Senate debates

Thursday, 1 March 2007

Nuclear Power

4:58 pm

Photo of Rachel SiewertRachel Siewert (WA, Australian Greens) Share this | Hansard source

The Greens opposition to nuclear power stations is firmly on the record. We will be supporting this motion. However, with the greatest respect to the Labor Party, I am mystified as to how they can take a strong position against nuclear power whilst gearing up to open up uranium mining. I would like someone to explain to me how nuclear power can be too expensive and too unsafe for Australia, but cheap and safe enough for Indonesia, China and India. I hope the ALP do not opt to open up their uranium mining policy. Unfortunately, I believe that, if they do, it will affect the credibility of their stance on issues such as nuclear waste and nuclear power stations.

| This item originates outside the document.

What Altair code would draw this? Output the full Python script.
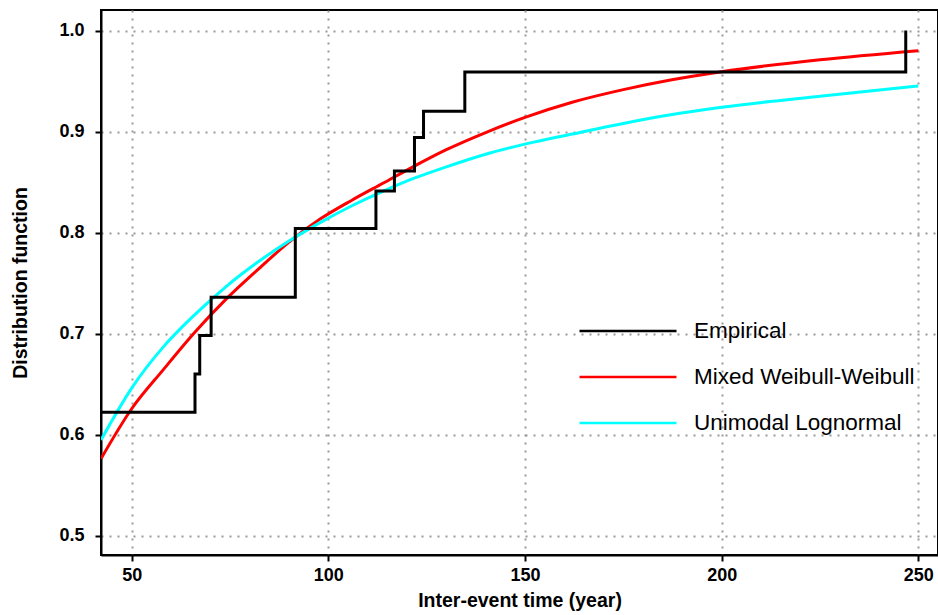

The government have at least had a consistent position on all these things. They are keen to embrace all things nuclear. The Prime Minister has clearly hitched his political fortunes to this unpredictable industry. The fact is that, despite all the hype about this nuclear renaissance, this is a failed industry. It has never lived up to its promises and its sudden re-emergence as a political issue in Australia signals a total failure of imagination on behalf of the government.

The Prime Minister’s campaign to resurrect the 1950s dream of nuclear power stations should have been pronounced dead in the water of the Switkowski review. This hand-picked, pro-nuclear panel used a highly optimistic set of assumptions favouring nuclear energy and still concluded that public subsidies or carbon taxes would be needed to make the nuclear industry competitive—that is, before realistic estimates of decommissioning, comprehensive insurance, research and development, waste transport, mine rehabilitation and waste are factored in. Of course, the same carbon taxes that potentially could help nuclear industries and energies are very helpful for renewable energies and would help the renewable energy industry take off, as they have in other parts of the world. However, unlike nuclear power stations, they could be installed virtually overnight and they will not leave a legacy of hazardous waste lying around for millions of years all over Australia.